The European Union’s Markets in Crypto-Assets (MiCA) regulation has been treated by the legal sector like a digital Y2K. If you listen to the compliance industrial complex, you would think writing a smart contract requires a retainer fee. The reality is far more pragmatic. Lawyers are selling shovels in a regulatory gold rush, capitalizing on fear, uncertainty, and doubt to generate billable hours.
For early-stage Web3 developers and founders, diving into the legal rabbit hole too early is a fatal distraction. If you are building core technology rather than a centralized financial institution, MiCA is likely not the existential threat it has been marketed to be.

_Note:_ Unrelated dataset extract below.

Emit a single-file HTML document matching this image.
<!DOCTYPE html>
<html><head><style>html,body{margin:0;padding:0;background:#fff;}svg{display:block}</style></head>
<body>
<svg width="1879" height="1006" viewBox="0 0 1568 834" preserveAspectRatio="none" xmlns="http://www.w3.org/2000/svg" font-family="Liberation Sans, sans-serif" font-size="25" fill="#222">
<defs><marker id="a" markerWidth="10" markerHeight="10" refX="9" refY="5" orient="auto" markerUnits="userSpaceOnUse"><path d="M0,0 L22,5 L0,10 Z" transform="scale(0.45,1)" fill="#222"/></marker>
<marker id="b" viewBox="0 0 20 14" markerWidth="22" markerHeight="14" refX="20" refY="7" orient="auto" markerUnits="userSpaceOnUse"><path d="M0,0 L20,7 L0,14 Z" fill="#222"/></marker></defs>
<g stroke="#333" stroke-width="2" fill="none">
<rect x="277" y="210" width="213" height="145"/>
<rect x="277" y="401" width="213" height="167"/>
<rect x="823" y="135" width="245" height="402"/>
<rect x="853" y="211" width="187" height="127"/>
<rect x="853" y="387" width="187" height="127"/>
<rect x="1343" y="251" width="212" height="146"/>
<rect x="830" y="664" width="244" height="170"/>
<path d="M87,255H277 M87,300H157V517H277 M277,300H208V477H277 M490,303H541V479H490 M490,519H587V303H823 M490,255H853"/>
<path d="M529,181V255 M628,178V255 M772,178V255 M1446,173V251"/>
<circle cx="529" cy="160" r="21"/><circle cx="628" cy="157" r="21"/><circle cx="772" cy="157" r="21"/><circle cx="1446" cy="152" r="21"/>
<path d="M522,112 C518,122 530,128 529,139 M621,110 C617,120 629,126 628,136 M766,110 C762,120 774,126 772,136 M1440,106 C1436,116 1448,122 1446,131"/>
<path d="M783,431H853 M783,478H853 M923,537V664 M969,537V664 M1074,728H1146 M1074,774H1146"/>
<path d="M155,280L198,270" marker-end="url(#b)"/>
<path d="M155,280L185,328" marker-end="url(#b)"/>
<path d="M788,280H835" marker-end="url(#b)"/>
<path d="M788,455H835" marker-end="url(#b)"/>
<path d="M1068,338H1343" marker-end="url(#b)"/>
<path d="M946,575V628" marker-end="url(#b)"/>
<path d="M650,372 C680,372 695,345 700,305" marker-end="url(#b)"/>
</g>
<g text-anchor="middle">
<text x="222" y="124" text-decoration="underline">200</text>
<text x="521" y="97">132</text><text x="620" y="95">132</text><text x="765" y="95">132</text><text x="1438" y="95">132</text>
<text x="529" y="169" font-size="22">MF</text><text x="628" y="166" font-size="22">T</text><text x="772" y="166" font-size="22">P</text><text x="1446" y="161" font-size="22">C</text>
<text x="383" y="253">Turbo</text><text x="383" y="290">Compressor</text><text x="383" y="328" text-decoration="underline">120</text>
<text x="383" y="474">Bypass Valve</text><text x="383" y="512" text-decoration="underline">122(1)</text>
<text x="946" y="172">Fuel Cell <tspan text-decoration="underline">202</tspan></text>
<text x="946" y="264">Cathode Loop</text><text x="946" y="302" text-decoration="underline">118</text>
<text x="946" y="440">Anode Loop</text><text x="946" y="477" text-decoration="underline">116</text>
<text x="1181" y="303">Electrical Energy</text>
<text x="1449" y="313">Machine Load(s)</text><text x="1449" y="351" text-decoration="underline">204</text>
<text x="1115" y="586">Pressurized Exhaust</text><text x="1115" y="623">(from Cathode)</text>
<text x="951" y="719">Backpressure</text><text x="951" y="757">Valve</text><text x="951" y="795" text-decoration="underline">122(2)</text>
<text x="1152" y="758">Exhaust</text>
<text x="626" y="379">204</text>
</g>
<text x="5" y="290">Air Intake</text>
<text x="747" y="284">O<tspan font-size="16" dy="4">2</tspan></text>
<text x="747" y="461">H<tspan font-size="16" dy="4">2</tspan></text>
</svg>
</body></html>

Here is the unfiltered truth about what MiCA actually targets, where it falls short, and why you should focus on your codebase before your legal team.
The Reality of MiCA’s Reach
MiCA is fundamentally a rulebook for intermediaries. It was designed to bring legacy banking standards to centralized crypto entities. It is not a ban on cryptography or peer-to-peer architecture.

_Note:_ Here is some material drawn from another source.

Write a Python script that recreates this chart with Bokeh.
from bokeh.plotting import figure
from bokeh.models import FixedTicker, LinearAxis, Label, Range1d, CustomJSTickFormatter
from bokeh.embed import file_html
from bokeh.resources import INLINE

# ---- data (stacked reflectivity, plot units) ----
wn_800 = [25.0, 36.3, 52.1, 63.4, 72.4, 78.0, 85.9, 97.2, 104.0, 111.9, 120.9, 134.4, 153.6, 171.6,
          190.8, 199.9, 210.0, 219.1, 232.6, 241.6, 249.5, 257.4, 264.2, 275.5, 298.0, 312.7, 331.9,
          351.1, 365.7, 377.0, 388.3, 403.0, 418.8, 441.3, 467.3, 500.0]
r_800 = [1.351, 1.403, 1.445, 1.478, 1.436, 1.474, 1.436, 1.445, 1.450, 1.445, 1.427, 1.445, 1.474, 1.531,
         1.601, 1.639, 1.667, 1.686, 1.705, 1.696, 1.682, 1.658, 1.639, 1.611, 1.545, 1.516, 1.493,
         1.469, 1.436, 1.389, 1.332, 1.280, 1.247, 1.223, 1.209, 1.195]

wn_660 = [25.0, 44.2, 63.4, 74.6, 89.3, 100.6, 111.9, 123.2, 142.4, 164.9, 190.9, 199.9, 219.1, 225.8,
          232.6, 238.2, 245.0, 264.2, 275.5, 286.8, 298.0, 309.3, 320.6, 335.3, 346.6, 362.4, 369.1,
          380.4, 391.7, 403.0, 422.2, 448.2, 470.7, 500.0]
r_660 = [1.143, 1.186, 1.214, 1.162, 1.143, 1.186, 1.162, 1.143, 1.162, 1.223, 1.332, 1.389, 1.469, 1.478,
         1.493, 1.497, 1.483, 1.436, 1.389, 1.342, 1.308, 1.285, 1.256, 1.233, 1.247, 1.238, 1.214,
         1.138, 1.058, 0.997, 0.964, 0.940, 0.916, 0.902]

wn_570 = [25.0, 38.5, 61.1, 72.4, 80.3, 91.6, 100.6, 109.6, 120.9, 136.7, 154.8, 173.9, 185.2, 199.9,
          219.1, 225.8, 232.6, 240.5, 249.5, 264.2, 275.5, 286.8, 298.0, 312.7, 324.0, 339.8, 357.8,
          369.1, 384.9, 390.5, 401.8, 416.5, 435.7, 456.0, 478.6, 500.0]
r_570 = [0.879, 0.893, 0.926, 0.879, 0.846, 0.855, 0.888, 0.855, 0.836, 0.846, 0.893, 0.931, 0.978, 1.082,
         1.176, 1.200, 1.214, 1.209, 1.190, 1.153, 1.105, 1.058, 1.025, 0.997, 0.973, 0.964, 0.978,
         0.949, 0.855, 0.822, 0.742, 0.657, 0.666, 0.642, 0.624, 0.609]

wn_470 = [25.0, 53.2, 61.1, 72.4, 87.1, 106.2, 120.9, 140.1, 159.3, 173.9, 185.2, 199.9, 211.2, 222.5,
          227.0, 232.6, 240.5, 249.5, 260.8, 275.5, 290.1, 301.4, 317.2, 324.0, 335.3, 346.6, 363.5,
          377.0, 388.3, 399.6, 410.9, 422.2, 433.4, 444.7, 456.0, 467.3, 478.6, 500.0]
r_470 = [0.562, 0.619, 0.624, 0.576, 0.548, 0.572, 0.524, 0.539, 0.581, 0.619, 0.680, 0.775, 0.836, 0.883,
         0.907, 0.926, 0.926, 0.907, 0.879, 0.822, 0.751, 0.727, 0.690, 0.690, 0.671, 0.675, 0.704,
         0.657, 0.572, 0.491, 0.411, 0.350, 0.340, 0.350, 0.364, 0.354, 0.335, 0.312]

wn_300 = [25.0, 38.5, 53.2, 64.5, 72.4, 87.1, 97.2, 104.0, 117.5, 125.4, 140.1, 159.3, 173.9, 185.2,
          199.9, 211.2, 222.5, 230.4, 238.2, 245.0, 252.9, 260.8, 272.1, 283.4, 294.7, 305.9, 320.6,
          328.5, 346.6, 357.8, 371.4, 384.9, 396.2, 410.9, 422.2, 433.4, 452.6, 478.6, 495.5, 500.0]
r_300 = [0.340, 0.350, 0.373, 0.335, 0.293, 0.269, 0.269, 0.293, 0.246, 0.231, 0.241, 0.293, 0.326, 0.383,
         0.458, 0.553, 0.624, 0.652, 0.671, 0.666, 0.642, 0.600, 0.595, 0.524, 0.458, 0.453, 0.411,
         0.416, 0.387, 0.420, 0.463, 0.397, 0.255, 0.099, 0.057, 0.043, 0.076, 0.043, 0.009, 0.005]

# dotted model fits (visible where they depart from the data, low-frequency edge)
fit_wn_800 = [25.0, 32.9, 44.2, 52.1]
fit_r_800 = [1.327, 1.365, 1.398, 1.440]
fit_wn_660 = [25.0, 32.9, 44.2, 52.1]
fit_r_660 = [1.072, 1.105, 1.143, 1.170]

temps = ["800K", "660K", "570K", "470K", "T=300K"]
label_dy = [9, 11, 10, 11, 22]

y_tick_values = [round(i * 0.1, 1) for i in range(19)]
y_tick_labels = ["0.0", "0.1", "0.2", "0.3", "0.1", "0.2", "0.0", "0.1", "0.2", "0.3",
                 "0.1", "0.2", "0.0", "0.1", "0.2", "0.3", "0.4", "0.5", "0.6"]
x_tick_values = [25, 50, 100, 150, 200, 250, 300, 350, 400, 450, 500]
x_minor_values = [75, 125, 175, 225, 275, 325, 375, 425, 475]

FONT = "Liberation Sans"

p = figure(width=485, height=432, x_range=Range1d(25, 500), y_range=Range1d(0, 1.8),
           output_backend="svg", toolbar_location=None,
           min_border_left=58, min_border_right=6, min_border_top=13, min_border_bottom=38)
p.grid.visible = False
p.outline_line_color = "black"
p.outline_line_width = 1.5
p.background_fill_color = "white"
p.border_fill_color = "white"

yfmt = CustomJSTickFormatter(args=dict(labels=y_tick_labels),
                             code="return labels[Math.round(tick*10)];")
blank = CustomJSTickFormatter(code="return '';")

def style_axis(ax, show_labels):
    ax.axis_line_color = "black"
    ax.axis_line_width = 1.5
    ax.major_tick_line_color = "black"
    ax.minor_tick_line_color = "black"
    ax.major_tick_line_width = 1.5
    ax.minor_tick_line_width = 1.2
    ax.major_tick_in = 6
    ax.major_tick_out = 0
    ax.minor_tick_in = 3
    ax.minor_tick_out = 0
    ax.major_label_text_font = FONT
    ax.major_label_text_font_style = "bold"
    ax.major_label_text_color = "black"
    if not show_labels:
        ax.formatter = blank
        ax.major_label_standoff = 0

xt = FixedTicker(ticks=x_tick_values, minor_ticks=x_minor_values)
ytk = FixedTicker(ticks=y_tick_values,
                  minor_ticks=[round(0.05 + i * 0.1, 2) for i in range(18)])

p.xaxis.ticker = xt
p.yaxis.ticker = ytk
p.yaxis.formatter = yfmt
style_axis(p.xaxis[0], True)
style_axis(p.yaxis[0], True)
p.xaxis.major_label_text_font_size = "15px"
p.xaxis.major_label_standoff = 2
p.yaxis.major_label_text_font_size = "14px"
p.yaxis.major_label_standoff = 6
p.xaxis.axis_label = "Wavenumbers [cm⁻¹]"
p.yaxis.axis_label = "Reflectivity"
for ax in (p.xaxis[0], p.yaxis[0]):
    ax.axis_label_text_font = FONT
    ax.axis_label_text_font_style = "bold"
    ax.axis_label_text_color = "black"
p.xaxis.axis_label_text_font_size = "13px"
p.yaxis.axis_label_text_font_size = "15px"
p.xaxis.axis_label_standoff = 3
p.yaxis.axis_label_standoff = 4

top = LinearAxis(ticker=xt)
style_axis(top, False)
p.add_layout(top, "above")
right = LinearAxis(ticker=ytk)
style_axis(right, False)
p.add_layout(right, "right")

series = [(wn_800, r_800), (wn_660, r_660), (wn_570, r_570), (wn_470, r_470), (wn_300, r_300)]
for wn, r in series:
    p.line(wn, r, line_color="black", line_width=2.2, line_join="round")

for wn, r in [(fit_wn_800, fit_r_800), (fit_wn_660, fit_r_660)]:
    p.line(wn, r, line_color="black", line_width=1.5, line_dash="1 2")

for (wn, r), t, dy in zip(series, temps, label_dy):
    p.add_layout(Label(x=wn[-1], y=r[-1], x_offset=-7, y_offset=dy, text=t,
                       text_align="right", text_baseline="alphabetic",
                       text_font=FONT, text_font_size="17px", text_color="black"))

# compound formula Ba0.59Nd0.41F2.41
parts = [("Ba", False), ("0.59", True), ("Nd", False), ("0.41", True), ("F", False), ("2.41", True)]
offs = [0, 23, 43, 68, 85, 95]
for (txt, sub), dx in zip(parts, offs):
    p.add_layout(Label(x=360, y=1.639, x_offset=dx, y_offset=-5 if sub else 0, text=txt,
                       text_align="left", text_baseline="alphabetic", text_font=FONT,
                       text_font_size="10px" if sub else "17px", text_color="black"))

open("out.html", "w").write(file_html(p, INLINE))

The regulation drops the hammer on two primary targets. First, Crypto-Asset Service Providers (CASPs), which include centralized exchanges, custodial wallet providers, and brokerage firms. If you are holding users’ private keys or acting as a middleman for their funds, MiCA demands strict Anti-Money Laundering (AML) compliance, registration, and capital reserves. Second, Stablecoin Issuers, specifically those issuing Electronic Money Tokens (EMTs) backed by fiat and Asset-Referenced Tokens (ARTs). Algorithmic stablecoins are effectively banned for exchanges, and fiat-backed tokens require rigorous 1:1 reserves and whitepaper transparency.
If your startup’s core business logic involves custody of retail funds or pegging tokens to the Euro, then yes, MiCA applies to you directly. The transition periods for CASPs are ending, with deadlines ranging from late 2025 to July 2026 depending on the member state. The compliance costs are real, and the barriers to entry for centralized players have been permanently raised.

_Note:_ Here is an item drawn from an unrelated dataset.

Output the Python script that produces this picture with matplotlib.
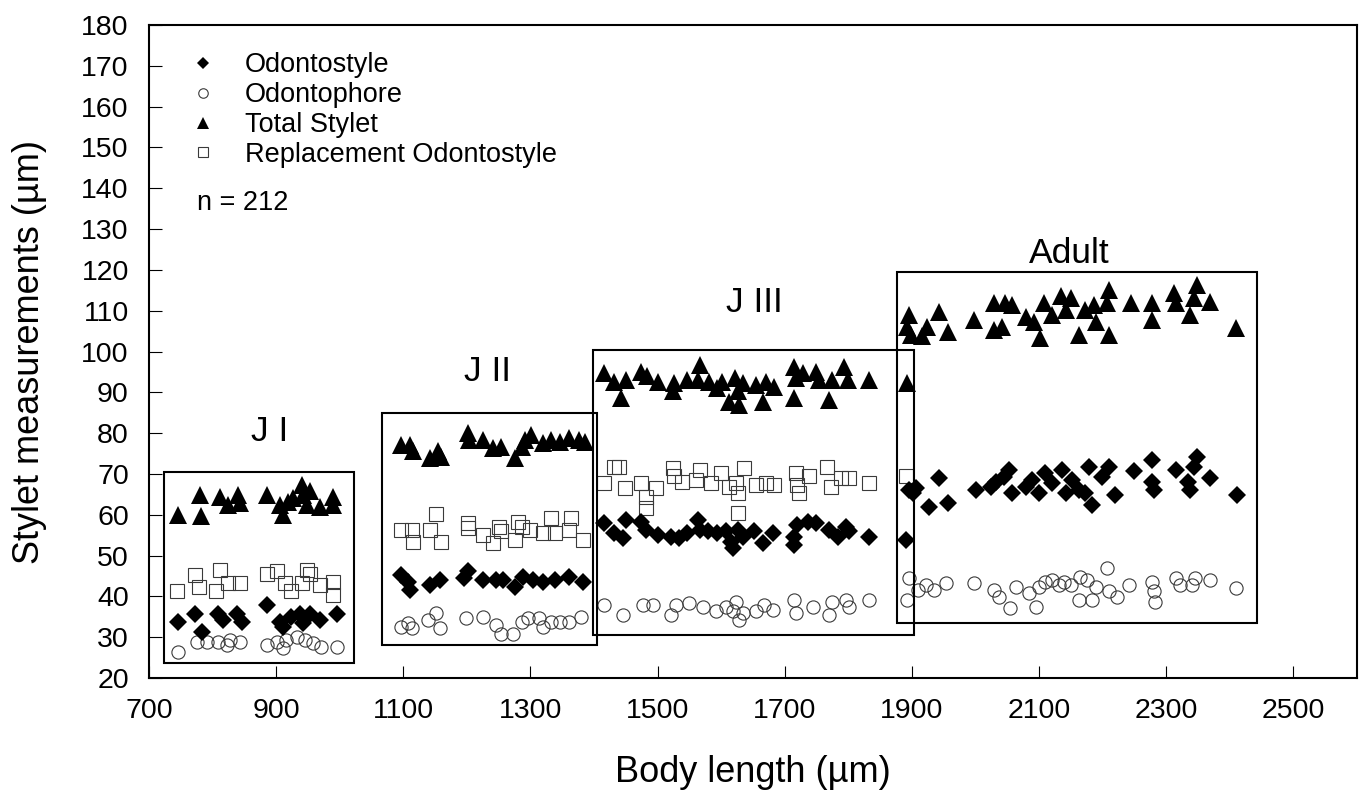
import matplotlib
matplotlib.use('Agg')
from matplotlib import pyplot as plt
from matplotlib.patches import Rectangle

plt.rcParams['font.family'] = ['Liberation Sans', 'DejaVu Sans']

# Odontostyle (filled diamonds)
odonto_x = [746, 772, 783, 809, 817, 838, 846, 885, 906, 911, 924, 937, 943, 953, 969, 995,
            1097, 1107, 1110, 1142, 1157, 1196, 1202, 1225, 1246, 1257, 1275, 1288, 1304, 1320, 1338, 1361, 1382,
            1416, 1432, 1445, 1450, 1474, 1482, 1500, 1521, 1534, 1547, 1563, 1566, 1579, 1594, 1607, 1615,
            1618, 1626, 1634, 1652, 1665, 1681, 1715, 1720, 1715, 1736, 1749, 1770, 1783, 1796, 1801, 1833, 1890,
            1896, 1901, 1906, 1927, 1943, 1956, 2000, 2024, 2032, 2045, 2053, 2058, 2079, 2089, 2100, 2110,
            2121, 2136, 2142, 2152, 2163, 2173, 2178, 2184, 2199, 2210, 2220, 2249, 2278, 2278, 2280, 2315,
            2335, 2338, 2343, 2349, 2369, 2411]
odonto_y = [33.8, 35.8, 31.3, 35.8, 34.2, 35.8, 33.8, 37.9, 33.8, 32.6, 35.0, 35.8, 33.4, 35.8, 34.2, 35.8,
            45.2, 43.6, 41.6, 42.8, 44.0, 44.4, 46.1, 44.0, 44.0, 44.0, 42.4, 44.8, 44.0, 43.6, 44.0, 44.8, 43.6,
            57.9, 55.5, 54.2, 58.7, 58.3, 56.3, 55.0, 54.6, 54.2, 55.5, 58.7, 56.3, 55.9, 55.5, 55.9, 53.4,
            51.8, 56.3, 54.6, 55.9, 53.0, 55.5, 54.6, 57.5, 52.6, 58.3, 57.9, 56.3, 54.6, 57.1, 55.9, 54.6, 53.8,
            66.1, 65.3, 66.5, 62.0, 68.9, 62.8, 66.1, 66.9, 68.1, 69.3, 71.0, 65.3, 66.9, 68.5, 65.3, 70.2,
            67.7, 71.0, 65.3, 68.5, 66.1, 65.3, 71.8, 62.4, 69.3, 71.8, 64.9, 70.6, 73.4, 68.1, 66.1, 71.0,
            68.1, 66.1, 71.8, 74.2, 68.9, 64.9]

# Odontophore (open circles)
phore_x = [746, 775, 791, 809, 822, 827, 843, 885, 901, 911, 916, 932, 945, 958, 971, 995,
           1097, 1107, 1113, 1139, 1152, 1157, 1199, 1225, 1246, 1254, 1272, 1286, 1296, 1314, 1320, 1333,
           1346, 1361, 1380,
           1416, 1445, 1477, 1492, 1521, 1529, 1550, 1571, 1592, 1607, 1618, 1623, 1628, 1634, 1655, 1668,
           1681, 1715, 1718, 1744, 1770, 1775, 1796, 1801, 1833,
           1893, 1896, 1909, 1922, 1935, 1953, 1998, 2029, 2037, 2055, 2063, 2084, 2095, 2100, 2110, 2121,
           2131, 2139, 2150, 2163, 2165, 2176, 2184, 2189, 2207, 2210, 2223, 2241, 2278, 2280, 2283, 2315,
           2322, 2341, 2346, 2369, 2409]
phore_y = [26.4, 28.9, 28.9, 28.9, 28.1, 29.3, 28.9, 28.1, 28.9, 27.3, 29.3, 30.1, 29.3, 28.5, 27.7, 27.7,
           32.6, 33.4, 32.2, 34.2, 35.9, 32.2, 34.6, 35.0, 33.0, 30.9, 30.9, 33.8, 34.6, 34.6, 32.6, 33.8,
           33.8, 33.8, 35.0,
           37.9, 35.4, 37.9, 37.9, 35.4, 37.9, 38.3, 37.5, 36.3, 37.5, 36.3, 38.7, 34.2, 35.9, 36.3, 37.9,
           36.7, 39.1, 35.9, 37.5, 35.4, 38.7, 39.1, 37.5, 39.1,
           39.1, 44.4, 41.6, 42.8, 41.6, 43.2, 43.2, 41.6, 39.9, 37.1, 42.4, 40.8, 37.5, 42.4, 43.6, 44.0,
           42.8, 43.6, 42.8, 39.1, 44.8, 44.0, 39.1, 42.4, 46.9, 41.2, 39.9, 42.8, 43.6, 41.2, 38.7, 44.4,
           42.8, 42.8, 44.4, 44.0, 42.0]

# Total stylet (filled triangles)
total_x = [746, 780, 782, 812, 825, 840, 843, 885, 906, 911, 919, 927, 940, 943, 953, 948, 969, 990, 990,
           1097, 1110, 1115, 1142, 1155, 1160, 1202, 1204, 1225, 1241, 1254, 1275, 1286, 1291, 1301, 1320,
           1333, 1346, 1361, 1377, 1385,
           1416, 1432, 1443, 1450, 1474, 1484, 1500, 1526, 1524, 1547, 1566, 1563, 1581, 1594, 1602, 1613,
           1621, 1626, 1634, 1628, 1655, 1665, 1670, 1683, 1715, 1718, 1715, 1728, 1749, 1754, 1770, 1775,
           1793, 1799, 1833, 1893,
           1896, 1893, 1898, 1916, 1924, 1943, 1956, 1998, 2029, 2029, 2042, 2058, 2047, 2079, 2092, 2102,
           2108, 2121, 2134, 2142, 2150, 2163, 2173, 2186, 2189, 2210, 2207, 2210, 2244, 2278, 2278, 2312,
           2315, 2338, 2349, 2343, 2369, 2409]
total_y = [60.0, 64.9, 59.7, 64.4, 62.4, 64.9, 62.8, 64.9, 62.4, 60.0, 63.2, 64.0, 67.3, 64.9, 65.7, 62.4, 62.0, 64.4, 62.4,
           77.1, 77.1, 75.5, 73.8, 75.5, 74.2, 80.0, 78.3, 78.3, 76.3, 76.7, 73.8, 76.7, 78.3, 79.6, 77.5,
           78.3, 77.9, 78.7, 78.3, 77.9,
           94.7, 92.6, 88.5, 93.0, 95.1, 93.9, 92.6, 92.2, 90.2, 93.0, 96.7, 93.0, 92.6, 91.0, 92.6, 87.7,
           93.4, 90.2, 92.2, 86.9, 91.8, 87.7, 92.6, 91.4, 96.3, 93.4, 88.5, 94.7, 95.1, 93.0, 88.1, 93.0,
           96.3, 93.0, 93.0, 92.2,
           109.0, 106.1, 104.1, 103.7, 106.1, 109.8, 104.9, 107.7, 111.8, 105.3, 106.1, 111.4, 111.8, 108.5, 107.3, 103.3,
           111.8, 109.0, 113.5, 110.2, 113.1, 104.1, 110.2, 111.4, 107.3, 115.1, 111.8, 104.1, 111.8, 111.8, 107.7, 114.3,
           111.8, 109.0, 116.3, 113.1, 112.2, 105.7]

# Replacement odontostyle (open squares, juveniles only)
repl_x = [744, 772, 778, 812, 806, 825, 843, 885, 901, 914, 924, 940, 948, 953, 969, 990, 990,
          1097, 1113, 1115, 1152, 1142, 1160, 1202, 1202, 1225, 1241, 1251, 1254, 1275, 1280, 1286, 1299,
          1320, 1333, 1338, 1361, 1364, 1382,
          1416, 1432, 1440, 1448, 1474, 1482, 1482, 1498, 1524, 1526, 1539, 1560, 1566, 1584, 1600, 1613,
          1623, 1626, 1636, 1626, 1655, 1670, 1683, 1718, 1720, 1723, 1738, 1767, 1772, 1788, 1801, 1833, 1890]
repl_y = [41.2, 45.2, 42.4, 46.5, 41.2, 43.2, 43.2, 45.6, 46.1, 43.2, 41.2, 43.2, 46.5, 45.6, 42.8, 43.6, 40.3,
          56.3, 56.3, 53.4, 60.3, 56.3, 53.4, 57.9, 56.7, 55.1, 53.0, 57.1, 55.9, 53.8, 58.3, 57.1, 56.3,
          55.5, 59.1, 55.5, 56.3, 59.1, 53.8,
          67.7, 71.8, 71.8, 66.5, 67.7, 64.4, 61.6, 66.5, 71.4, 69.4, 68.1, 68.5, 71.0, 67.7, 70.2, 66.9,
          67.7, 65.3, 71.4, 60.4, 67.3, 67.7, 67.3, 70.2, 67.3, 65.3, 69.4, 71.8, 66.9, 68.9, 68.9, 67.7, 69.4]

# stage boxes and their labels
stages = ['J I', 'J II', 'J III', 'Adult']
box_x0 = [724, 1066, 1398, 1877]
box_x1 = [1022, 1405, 1903, 2442]
box_y0 = [23.7, 28.1, 30.5, 33.5]
box_y1 = [70.5, 85.0, 100.4, 119.5]
label_x = [890, 1233, 1652, 2147]
label_y = [80.3, 95.0, 112.0, 124.0]

fig = plt.figure(figsize=(13.62, 7.94), dpi=100)
ax = fig.add_axes([0.1094, 0.1461, 0.8869, 0.8224])

edge = '#3a3a3a'
ax.plot(phore_x, phore_y, 'o', ms=9.5, mfc='none', mec=edge, mew=0.8, label='Odontophore')
ax.plot(repl_x, repl_y, 's', ms=9.5, mfc='none', mec=edge, mew=0.8, label='Replacement Odontostyle')
ax.plot(odonto_x, odonto_y, 'D', ms=9, color='black', mew=0, label='Odontostyle')
ax.plot(total_x, total_y, '^', ms=12.5, color='black', mew=0, label='Total Stylet')

for i in range(len(stages)):
    ax.add_patch(Rectangle((box_x0[i], box_y0[i]), box_x1[i] - box_x0[i], box_y1[i] - box_y0[i],
                           fill=False, ec='black', lw=1.5, zorder=3))
    ax.text(label_x[i], label_y[i], stages[i], fontsize=25.5, ha='center', va='center')

ax.set_xlim(700, 2600)
ax.set_ylim(20, 180)
ax.set_xticks(range(700, 2600, 200))
ax.set_yticks(range(20, 181, 10))
ax.tick_params(direction='in', length=9, width=0.8, labelsize=20.5, pad=14.5)
for s in ax.spines.values():
    s.set_linewidth(1.5)

ax.set_xlabel('Body length (µm)', fontsize=26, labelpad=22)
ax.set_ylabel('Stylet measurements (µm)', fontsize=26, labelpad=25)

h, l = ax.get_legend_handles_labels()
order = [2, 0, 3, 1]
ax.legend([h[i] for i in order], [l[i] for i in order], loc='upper left',
          bbox_to_anchor=(0.0335, 0.958), frameon=False, fontsize=19.5, markerscale=0.72,
          handlelength=1.0, handletextpad=1.05, borderpad=0, borderaxespad=0, labelspacing=0.14)
ax.text(0.0397, 0.727, 'n = 212', transform=ax.transAxes, fontsize=19.5, va='center', ha='left')

fig.savefig('out.png', dpi=100)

The Builder’s Sandbox: What MiCA Ignores
This comprehensive law has glaring blind spots by design, leaving ample room for true innovation. MiCA does not govern the underlying technology; it governs the business models wrapped around it.
True DeFi and DApps operate outside MiCA’s scope—provided they are actually decentralized. Recital 22 of MiCA explicitly states that crypto-asset services provided “in a fully decentralised manner without any intermediary” fall outside the regulation. However, this is not a default safe harbor. Regulators assess decentralization across the settlement layer, smart contract control, governance, and user interface. If your protocol does not take custody of user assets and no single entity controls admin keys or upgrade powers, you are largely clear.
Non-Custodial Wallets are also exempt. Software providers like MetaMask and hardware wallets like Ledger that allow users to maintain absolute control over their private keys are excluded from direct oversight. They act as tools, not intermediaries.
Peer-to-Peer Transactions without a central authority remain untouched. Furthermore, Unique NFTs are allowed to thrive as artistic or utility projects without heavy restrictions, provided they are not issued in massive, fractionalized series that mimic financial instruments.
Pragmatic Strategy for Early-Stage Startups
Premature optimization is the root of all evil in software engineering, and the same principle applies to startup legal strategy.
Embrace Simplicity Over Cleverness. Know exactly what you are building. Are you creating a decentralized protocol or a centralized financial service? If your architecture is genuinely non-custodial, do not let legal FUD paralyze your roadmap.
Focus on Core Functionality. In the seed stage, your primary existential risk is building a product nobody wants, not regulatory enforcement. Write code for the next developer, prove your business logic, and find product-market fit.
Hire Lawyers When It Actually Matters. Legal counsel becomes necessary during the growth phase, particularly when you cross the threshold into holding real-world assets (RWAs), issuing your own tokens to retail investors, or setting up centralized liquidity pools. Until then, leverage existing open-source solutions and keep your burn rate low.
The EU tech scene needs builders who are not afraid to push boundaries. MiCA provides clarity for the institutional players, but the frontier is still open for those writing the foundational code. Focus on the tech. The compliance can scale when the revenue does.